This restaurant was recommended by fellow food bloggers Professor Crunchy and Team Fatty so naturally I was anticipating a good experience at Le Cafe Michi. With that trust in mind, I ordered the omakase ($55). So exciting! No thinking and different dishes of the chef's selection come out one after the other. If I wanted to choose though, there's a small photo album with pictures of most of the set meals.
The other meals on the same page of the menu have either refillable green tea or coffee as a drink option, but the omakase comes with both. I quite like the cute little saucer that the cup sits on. The tea itself was a bit too light for me.

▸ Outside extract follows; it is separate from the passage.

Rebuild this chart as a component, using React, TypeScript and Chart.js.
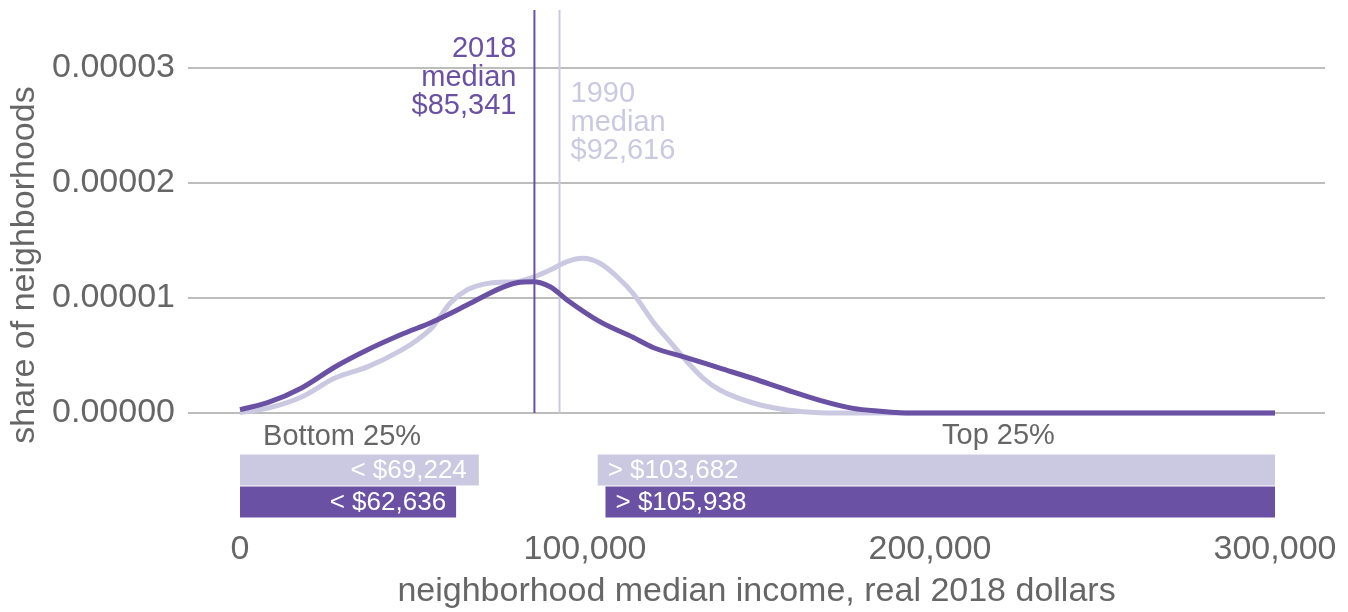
import React, { useEffect, useRef } from "react";
import { Chart, registerables } from "chart.js";

Chart.register(...registerables);

// ---- data ----
const incomeDark = [0, 8000, 18000, 27500, 37000, 46400, 55900, 65800, 75400, 80300, 84900, 89900, 94800, 104300, 113900, 119700, 129600, 139100, 148700, 158600, 168100, 177700, 185500, 191300, 200000, 250000, 300000];
const densityDark = [0.03e-5, 0.09e-5, 0.22e-5, 0.40e-5, 0.55e-5, 0.678e-5, 0.794e-5, 0.939e-5, 1.084e-5, 1.133e-5, 1.142e-5, 1.098e-5, 0.983e-5, 0.794e-5, 0.658e-5, 0.57e-5, 0.48e-5, 0.39e-5, 0.30e-5, 0.20e-5, 0.11e-5, 0.04e-5, 0.015e-5, 0.003e-5, 0, 0, 0];

const incomeLight = [0, 8100, 18000, 27500, 37100, 46400, 51600, 55900, 60900, 65800, 70400, 75400, 80300, 84900, 89900, 94800, 99400, 104300, 109300, 113900, 119700, 124600, 129600, 134200, 139100, 148700, 158600, 168100, 180000, 300000];
const densityLight = [0.005e-5, 0.043e-5, 0.142e-5, 0.304e-5, 0.403e-5, 0.54e-5, 0.64e-5, 0.75e-5, 0.954e-5, 1.07e-5, 1.119e-5, 1.137e-5, 1.142e-5, 1.18e-5, 1.243e-5, 1.316e-5, 1.345e-5, 1.302e-5, 1.185e-5, 1.041e-5, 0.794e-5, 0.62e-5, 0.446e-5, 0.304e-5, 0.2e-5, 0.087e-5, 0.026e-5, 0.003e-5, 0, 0];

const median2018 = 85341;
const median1990 = 92616;

const bottomQuartile1990 = 69224;
const bottomQuartile2018 = 62636;
const topQuartile1990 = 103682;
const topQuartile2018 = 105938;
const incomeMin = 0;
const incomeMax = 300000;

const xTickValues = [0, 100000, 200000, 300000];
const yTickValues = [0, 0.00001, 0.00002, 0.00003];

const label2018 = ["2018", "median", "$85,341"];
const label1990 = ["1990", "median", "$92,616"];
const bottomLabel = "Bottom 25%";
const topLabel = "Top 25%";
const barLabelBottom1990 = "< $69,224";
const barLabelBottom2018 = "< $62,636";
const barLabelTop1990 = "> $103,682";
const barLabelTop2018 = "> $105,938";

// ---- style / layout ----
const DARK = "#6a51a3";
const LIGHT = "#cbc9e2";
const GRAY = "#666666";
const FONT = "'Liberation Sans', Arial, sans-serif";

const X_MIN = -15072;
const X_MAX = 314493;
const Y_MIN = -0.9304e-5;
const Y_MAX = 3.5043e-5;
const BAR_Y_1990 = -0.4957e-5;
const BAR_Y_2018 = -0.774e-5;
const BAR_THICK = 31;

const pts = (xs: number[], ys: number[]) => xs.map((x, i) => ({ x, y: ys[i] }));

export default function App() {
  const ref = useRef<HTMLCanvasElement>(null);

  useEffect(() => {
    document.body.style.margin = "0";
    const textPlugin = {
      id: "annotations",
      afterDatasetsDraw(chart: any) {
        const { ctx, scales } = chart;
        const xs = scales.x;
        const ys = scales.y;
        ctx.save();
        // median labels
        ctx.font = `29px ${FONT}`;
        ctx.textBaseline = "alphabetic";
        ctx.fillStyle = DARK;
        ctx.textAlign = "right";
        const dx = xs.getPixelForValue(median2018) - 18;
        const dy = ys.getPixelForValue(3.0957e-5);
        label2018.forEach((t, i) => ctx.fillText(t, dx, dy + i * 28.7));
        ctx.fillStyle = LIGHT;
        ctx.textAlign = "left";
        const lx = xs.getPixelForValue(median1990) + 11;
        const ly = ys.getPixelForValue(2.7043e-5);
        label1990.forEach((t, i) => ctx.fillText(t, lx, ly + i * 28.7));

        // quartile headers
        ctx.fillStyle = GRAY;
        ctx.textBaseline = "middle";
        ctx.textAlign = "left";
        ctx.fillText(bottomLabel, xs.getPixelForValue(6700), ys.getPixelForValue(-0.209e-5));
        ctx.textAlign = "right";
        ctx.fillText(topLabel, xs.getPixelForValue(236200), ys.getPixelForValue(-0.2e-5));

        // bar labels
        ctx.font = `26px ${FONT}`;
        ctx.fillStyle = "#ffffff";
        ctx.textAlign = "right";
        ctx.fillText(barLabelBottom1990, xs.getPixelForValue(bottomQuartile1990) - 12, ys.getPixelForValue(BAR_Y_1990) + 1);
        ctx.fillText(barLabelBottom2018, xs.getPixelForValue(bottomQuartile2018) - 10, ys.getPixelForValue(BAR_Y_2018) + 1);
        ctx.textAlign = "left";
        ctx.fillText(barLabelTop1990, xs.getPixelForValue(topQuartile1990) + 10, ys.getPixelForValue(BAR_Y_1990) + 1);
        ctx.fillText(barLabelTop2018, xs.getPixelForValue(topQuartile2018) + 10, ys.getPixelForValue(BAR_Y_2018) + 1);
        ctx.restore();
      },
    };

    const chart = new Chart(ref.current!, {
      type: "line",
      data: {
        datasets: [
          {
            data: pts(incomeDark, densityDark),
            borderColor: DARK,
            borderWidth: 5,
            pointRadius: 0,
            cubicInterpolationMode: "monotone",
          },
          {
            data: [{ x: median2018, y: 0 }, { x: median2018, y: Y_MAX }],
            borderColor: DARK,
            borderWidth: 2,
            pointRadius: 0,
          },
          {
            data: [{ x: median1990, y: 0 }, { x: median1990, y: Y_MAX }],
            borderColor: LIGHT,
            borderWidth: 2,
            pointRadius: 0,
          },
          {
            data: pts(incomeLight, densityLight),
            borderColor: LIGHT,
            borderWidth: 5,
            pointRadius: 0,
            cubicInterpolationMode: "monotone",
          },
          {
            data: [{ x: incomeMin, y: BAR_Y_1990 }, { x: bottomQuartile1990, y: BAR_Y_1990 }],
            borderColor: LIGHT,
            borderWidth: BAR_THICK,
            borderCapStyle: "butt",
            pointRadius: 0,
          },
          {
            data: [{ x: topQuartile1990, y: BAR_Y_1990 }, { x: incomeMax, y: BAR_Y_1990 }],
            borderColor: LIGHT,
            borderWidth: BAR_THICK,
            borderCapStyle: "butt",
            pointRadius: 0,
          },
          {
            data: [{ x: incomeMin, y: BAR_Y_2018 }, { x: bottomQuartile2018, y: BAR_Y_2018 }],
            borderColor: DARK,
            borderWidth: BAR_THICK,
            borderCapStyle: "butt",
            pointRadius: 0,
          },
          {
            data: [{ x: topQuartile2018, y: BAR_Y_2018 }, { x: incomeMax, y: BAR_Y_2018 }],
            borderColor: DARK,
            borderWidth: BAR_THICK,
            borderCapStyle: "butt",
            pointRadius: 0,
          },
        ] as any,
      },
      options: {
        responsive: false,
        animation: false,
        events: [],
        layout: { padding: { top: 10, right: 23, bottom: 0, left: 0 } },
        plugins: { legend: { display: false }, tooltip: { enabled: false } },
        scales: {
          x: {
            type: "linear",
            min: X_MIN,
            max: X_MAX,
            afterBuildTicks: (axis: any) => {
              axis.ticks = xTickValues.map((v) => ({ value: v }));
            },
            afterFit: (axis: any) => {
              axis.height = 92;
              axis.paddingLeft = 0;
              axis.paddingRight = 0;
            },
            ticks: {
              color: GRAY,
              font: { family: FONT, size: 34 },
              padding: 1,
              maxRotation: 0,
              autoSkip: false,
              callback: (v: any) => Number(v).toLocaleString("en-US"),
            },
            grid: { display: false },
            border: { display: false },
            title: {
              display: true,
              text: "neighborhood median income, real 2018 dollars",
              color: GRAY,
              font: { family: FONT, size: 34 },
              padding: { top: 0, bottom: 0 },
            },
          },
          y: {
            type: "linear",
            min: Y_MIN,
            max: Y_MAX,
            afterBuildTicks: (axis: any) => {
              axis.ticks = yTickValues.map((v) => ({ value: v }));
            },
            afterFit: (axis: any) => {
              axis.width = 188;
              axis.paddingTop = 0;
              axis.paddingBottom = 0;
            },
            ticks: {
              color: GRAY,
              font: { family: FONT, size: 34 },
              padding: 13,
              autoSkip: false,
              callback: (v: any) => Number(v).toFixed(5),
            },
            grid: { color: "#bdbdbd", lineWidth: 2, drawTicks: false },
            border: { display: false },
            title: {
              display: true,
              text: "share of neighborhoods",
              color: GRAY,
              font: { family: FONT, size: 34 },
              padding: { top: 4, bottom: 4 },
            },
          },
        },
      },
      plugins: [textPlugin],
    } as any);
    return () => chart.destroy();
  }, []);

  return (
    <div style={{ width: 1348, height: 612 }}>
      <canvas ref={ref} width={1348} height={612} />
    </div>
  );
}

The plate is cute and reminds me of a painter's palette. The squid on the left is cooked in such a way that it tastes raw. It's pretty cool. I like the sauces that they use for the squid and the vegetables in the centre. The middle bit tastes like Chinese choy. The beans on the right are sweet and can be the giant, tougher cousins to red beans.

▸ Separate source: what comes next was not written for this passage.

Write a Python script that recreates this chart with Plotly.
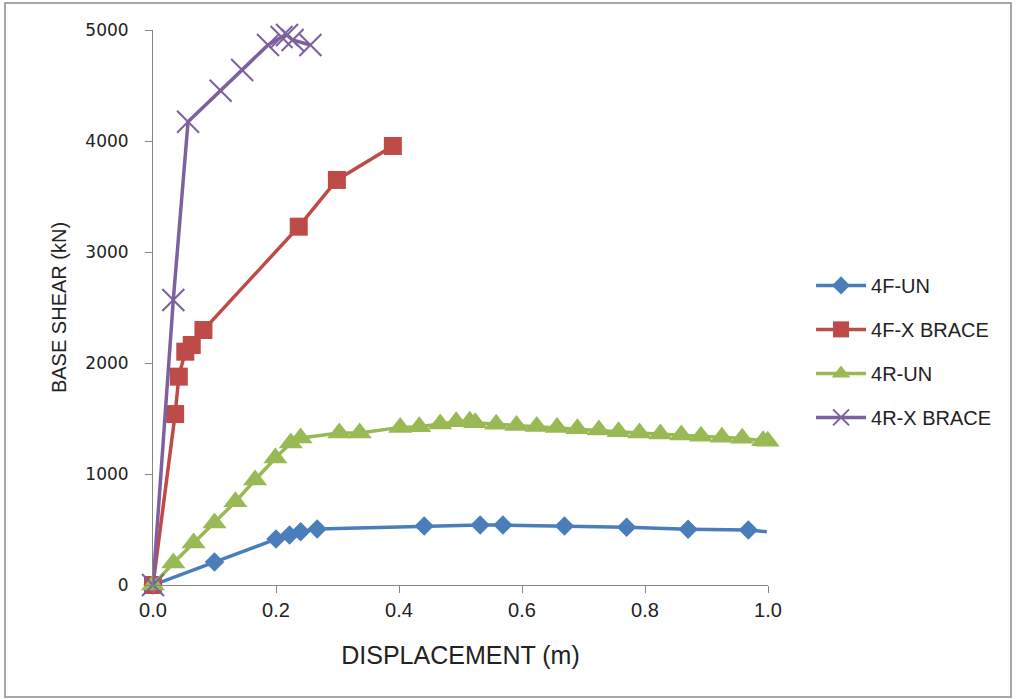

The nut bits are sweet and crunchy. The shrimp is full of awesome savoury flavour. Those are my two favourite parts of the salad.
Dish 3 and 4.
The steamed egg on the left has lots of stuff. There's even eel hidden near the bottom. Josie thought that it could have come in a smaller portion. The fried rectangular prism is crunchy on the outside, and really creamy on the inside. It tastes of seafood filling.

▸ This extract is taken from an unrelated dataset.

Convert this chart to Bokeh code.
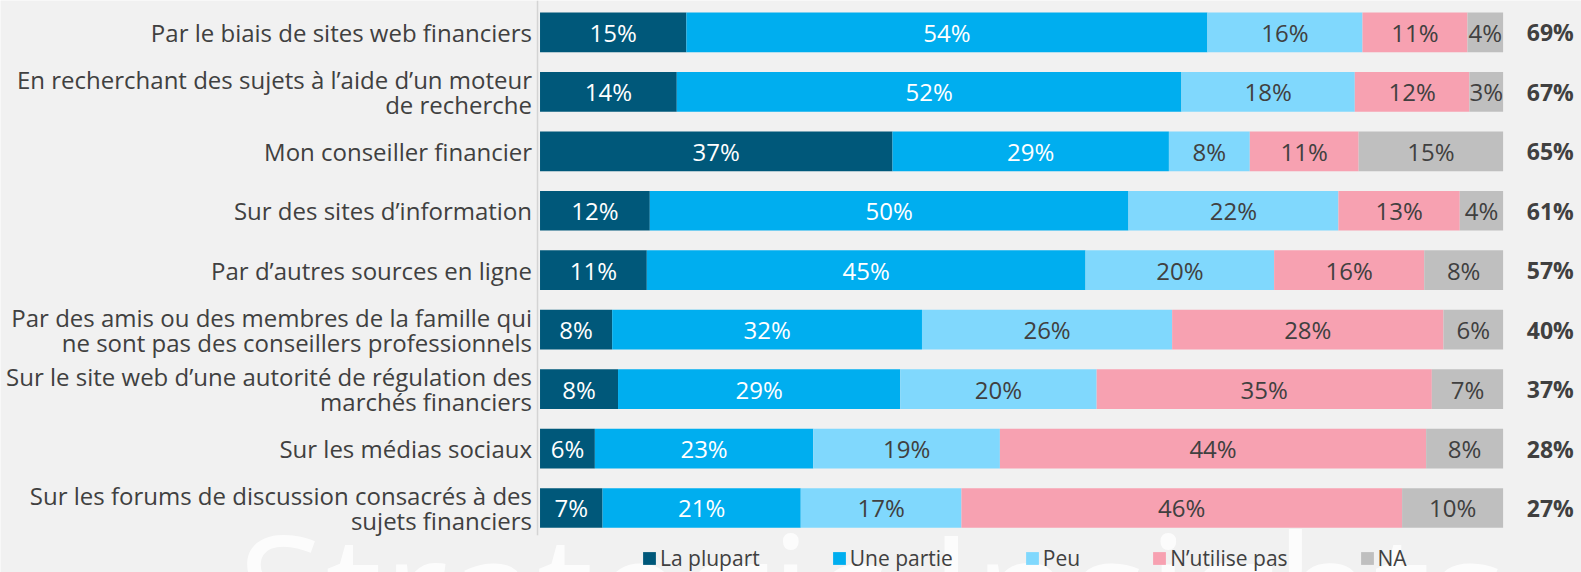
import numpy as np
from bokeh.plotting import figure
from bokeh.models import Range1d, ColumnDataSource, Legend, LegendItem
from bokeh.core.properties import value
from bokeh.embed import file_html
from bokeh.resources import INLINE

categories = [
    "Par le biais de sites web financiers",
    "En recherchant des sujets à l’aide d’un moteur\nde recherche",
    "Mon conseiller financier",
    "Sur des sites d’information",
    "Par d’autres sources en ligne",
    "Par des amis ou des membres de la famille qui\nne sont pas des conseillers professionnels",
    "Sur le site web d’une autorité de régulation des\nmarchés financiers",
    "Sur les médias sociaux",
    "Sur les forums de discussion consacrés à des\nsujets financiers",
]
series_names = ["La plupart", "Une partie", "Peu", "N’utilise pas", "NA"]

# displayed (rounded) labels
la_plupart = [15, 14, 37, 12, 11, 8, 8, 6, 7]
une_partie = [54, 52, 29, 50, 45, 32, 29, 23, 21]
peu = [16, 18, 8, 22, 20, 26, 20, 19, 17]
n_utilise_pas = [11, 12, 11, 13, 16, 28, 35, 44, 46]
na = [4, 3, 15, 4, 8, 6, 7, 8, 10]
totals = [69, 67, 65, 61, 57, 40, 37, 28, 27]

# bar shares (unrounded)
la_plupart_share = [15.2, 14.2, 36.6, 11.4, 11.1, 7.5, 8.1, 5.7, 6.5]
une_partie_share = [54.1, 52.4, 28.7, 49.7, 45.6, 32.2, 29.3, 22.7, 20.6]
peu_share = [16.1, 18.0, 8.4, 21.8, 19.6, 26.0, 20.4, 19.4, 16.7]
n_utilise_pas_share = [10.9, 11.9, 11.3, 12.6, 15.6, 28.2, 34.8, 44.3, 45.8]
na_share = [3.7, 3.5, 15.0, 4.5, 8.2, 6.2, 7.4, 8.0, 10.5]

colors = ["#00587a", "#00aeef", "#80d8fd", "#f7a1b1", "#bfbfbf"]
text_colors = ["#ffffff", "#ffffff", "#404040", "#404040", "#404040"]
FONT = value("Open Sans")
BG = "#f1f1f1"

W, H = 1581, 572
p = figure(width=W, height=H, output_backend="svg", toolbar_location=None,
           x_range=Range1d(-56.02, 108.14), y_range=Range1d(9.085, -0.537),
           x_axis_location=None, y_axis_location=None,
           min_border=0, min_border_left=0, min_border_right=0,
           min_border_top=0, min_border_bottom=0)
p.grid.visible = False
p.outline_line_color = None
p.background_fill_color = BG
p.border_fill_color = BG

ys = np.arange(len(categories))

# watermark
p.text(x=[-31.4], y=[7.52], text=["Strategic Insights"], text_font=FONT,
       text_font_size="160px", text_color="white", text_alpha=0.8,
       text_baseline="top", text_align="left")

labels = [la_plupart, une_partie, peu, n_utilise_pas, na]
shares = [la_plupart_share, une_partie_share, peu_share, n_utilise_pas_share, na_share]
arr = np.array(shares, dtype=float)
norm = arr / arr.sum(axis=0) * 100
cum = np.vstack([np.zeros(len(categories)), np.cumsum(norm, axis=0)])

renderers = []
for k, name in enumerate(series_names):
    src = ColumnDataSource(dict(y=ys, left=cum[k], right=cum[k + 1],
                                mid=(cum[k] + cum[k + 1]) / 2,
                                lab=[f"{v}%" for v in labels[k]]))
    r = p.hbar(y="y", left="left", right="right", height=0.668, source=src,
               fill_color=colors[k], line_color=None)
    renderers.append(r)
    p.text(x="mid", y="y", text="lab", source=src, text_font=FONT,
           text_font_size="24px", text_color=text_colors[k],
           text_align="center", text_baseline="middle")

# axis line
p.segment(x0=[-0.26], x1=[-0.26], y0=[-0.537], y1=[8.46],
          line_color="#d4d4d4", line_width=1.5)

# category labels
p.text(x=np.full(len(categories), -0.83), y=ys, text=categories, text_font=FONT,
       text_font_size="24px", text_color="#404040", text_align="right",
       text_baseline="middle", text_line_height=0.75)

# totals
p.text(x=np.full(len(categories), 104.9), y=ys, text=[f"{t}%" for t in totals],
       text_font=FONT, text_font_size="23px", text_font_style="bold",
       text_color="#404040", text_align="center", text_baseline="middle")

legend = Legend(items=[LegendItem(label=n, renderers=[r]) for n, r in zip(series_names, renderers)],
                orientation="horizontal", location=(641, 0),
                background_fill_alpha=0, border_line_color=None,
                padding=0, margin=0, spacing=71, label_standoff=3,
                glyph_width=16, glyph_height=16, label_height=16,
                label_text_font="Open Sans", label_text_font_size="21px",
                label_text_color="#404040")
p.add_layout(legend)

open("out.html", "w").write(file_html(p, INLINE))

The sashimi is really fresh. I'm surprised at raw shrimp and scallop. The one thing I don't like is the texture of the tuna. It's weirdly chewy, as if it was cut the wrong way.
By this time, I'm already pretty full; however, the plate looks so exciting, I don't care. There are no cheap California roll fillers here. There's a three-piece egg and eel maki and three pieces of raw scallop maki. The raw one is more exciting. There's pink tuna belly nigri on the left, and also salmon roe and uni (sea urchin) pieces on the right. The uni is soft and kind of melts in my mouth. It's a lot less grainy than when I had it fresh out of the shell in Las Vegas. Josie said that she would've liked it to taste more like the sea. I live in Toronto, so I know that I don't want any of my food tasting like it came from Lake Ontario. The salmon roe nigri was the most exciting one for me. The little balls burst with salty flavour when I bite into them.
Goes great with the cake.
It's light and has a distinct lemon taste. It has a slight gelatin composition. I'd say it's pretty satisfying after the whole meal.
Total damage for my omakase: $73.
That's it for my meal. Here are what my buddies ate:
Casey's Cafe au lait chirashi.
Under all that raw fish goodness is a bed of rice, and hidden underneath that is some cooked eel.
Renée's cooked eel omelette on rice.
I'm sure that's not what it's called, but that's what it looks like. There seems to be quite a bit of eel in it.
I actually do not know what he ordered other than it was a fully cooked dish.
Renée's green tea crème brûlée.
It sounds like it's fun to crack. The crème part is indeed very creamy. It looked a bit like Ninja Turtle ooze though.
Casey's green tea and red bean cake.
Josie's English trifle.
Jess had something with too many blueberries on it, so I didn't take a picture.
There was also chocolate mousse sake cake, but I was pretty full. I guess I'll have to save it for next time.
Would I go back? Didn't I just indirectly say I would? The fish is fresh, everything is well presented, and I like how a slice of cake is included in the price as if everyone should always have cake after their meal. (There are à la carte options and other meal options that do not include cake, but the cakes sit tauntingly behind glass right when you walk in the restaurant.) This has been one of the more spectacular places that I've eaten at in a while. I'd definitely go back to try more cake and maybe some plum wine, and to just enjoy well-made and well-prepared food. My bank account will yell at me, but I won't care!